The records collected in the seat of Cieszyn Dukes from the House of Piasts and later administrators of Habsburg Dukes include parchment papers, books and records of the former Cieszyn Castle Archives dating back to years 1438–1929. Despite its incomplete status, researchers consider this documentation to be a primary source of knowledge about the history of Cieszyn Silesia, large areas of which had been managed, until the fall of the Austro-Hungarian Monarchy, by the Archducal Chamber Directorate. Habsburgs held the land of Silesia and Cieszyn partly based on a former fief – Duchy of Cieszyn with fief-associated titles and prerogatives of Cieszyn Dukes – and partly as family possessions, bought mainly in the 18th and 19th centuries.

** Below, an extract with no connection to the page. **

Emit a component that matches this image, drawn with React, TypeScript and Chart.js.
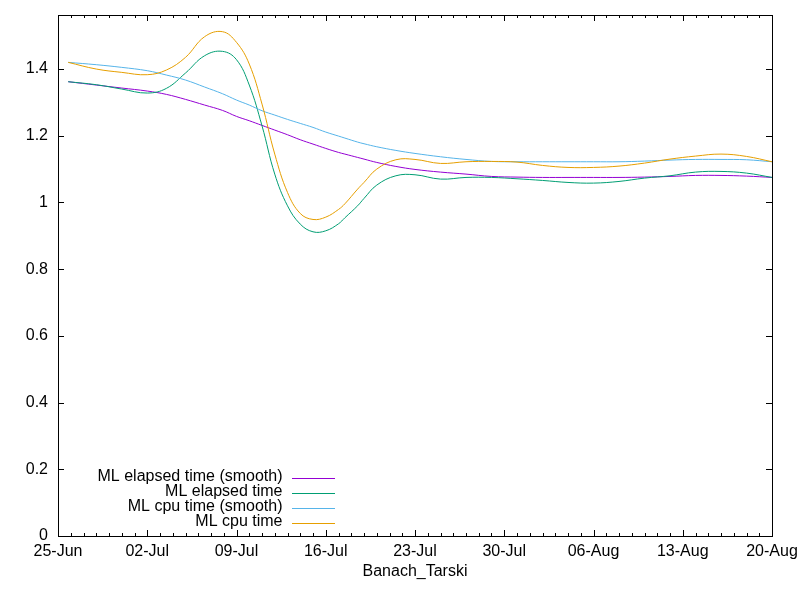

The independent Duchy of Cieszyn was established around 1290, when the oldest son of Władysław of Opole and Racibórz, Mieszko, was granted the castellany of Cieszyn and the lands of Oświęcim. The Piasts ruled the Duchy until 1653, i.e. death of the last dynasty representative, Duchess Elizabeth Lucretia. After the end of Cieszyn’s line of the Piast Dynasty, the Duchy was granted to the Habsburgs, as the Kings of Czech Lands, due to the fact that Kazimierz I, the Duke of Cieszyn, paid homage to the King of Czech Lands, John of Luxemburg already in 1327. When Ludwig, the King of Hungary and Czech Lands, died in the Battle of Mohacz against the Turks in 1526, the lands ruled by St. Vaclav were granted to the Habsburgs based on earlier agreements. When Elizabeth Lucretia died, the Duchy of Cieszyn, as ended fief, was taken under the direct ruling of the Kings of Czech Lands, who held the title of Roman Emperors of the German Nation at the same time. When the 1st World War ended, the possessions of Cieszyn’s Archducal Chamber were taken by the new countries of Poland and Czechoslovakia based on the Peace Treaty of St. Germain.
Dukes of Cieszyn influenced development of the economic and social life in Cieszyn’s Silesia, as well as the development and formation of political, judiciary, tax, church, religious, native, educational, cultural and other secondary relations, which is evidenced in the records.